Türkiye’de üretimi yapılmayan, ancak başta ilaç sanayi olmak üzere çeşitli kullanım alanları bulunan ve 2015 yılında yayımlanan “ithalat Tebliği” çerçevesinde ithaline izin verilen, Yüksek Yoğunluklu Tatlandırıcıların ithal amaçlarının dışında da kullanıldığı ve piyasayı olumsuz yönde etkilediği dikkate alınarak söz konusu maddelerin ithal amacı dışında kullanılmasını önlemek amacı ile gerekli tedbirlerin alınması önerilir.
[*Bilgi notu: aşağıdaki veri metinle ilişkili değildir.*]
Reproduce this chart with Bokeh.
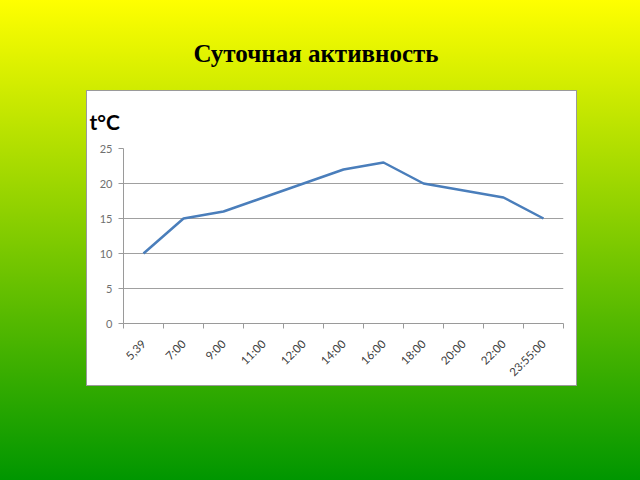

Türkiye piyasasında içecek, tatlı ve birçok gıda ürününde YYT kullanılmakta olup ve bu ürünler, genelde, pancar şekeri kullanılan gıdalara göre daha ucuza satılmaktadır. YYT’ler diyabetik hastalar ve kilogram kontrolüne yönelik ürünlerde daha çok kullanılmakta olup, diyabetik hastalar dışında, beyaz şekerin kullanıldığı hemen her tür üründe YYT kullanımı mümkündür. Bu da şeker piyasası açısından önemli bir risk oluşturmaktadır. Gıda, Tarım ve Hayvancılık Bakanlığının "neotam" gibi 1 kilogramı 7 bin kilogram beyaz şekere eşdeğer "yeni nesil" YYT’lerin gıdalarda kullanımına izin vermesi nedeniyle, şeker piyasasına yönelik risklerin daha da arttığı görülmektedir.”

 

Gürer konuya ilişkin yaptığı açıklamada, “Bakanın halk sağlığını ilgilendiren bir konuyu geçiştirmesi kabul edilemez. Sorularımızın içeriği, bakanlığın takibinde olmasını gerektirecek önemdedir. Kamuoyu bu konuda doğru bilgi ile buluşmalı, sorun varsa gereken önlemler alınmalıdır” dedi.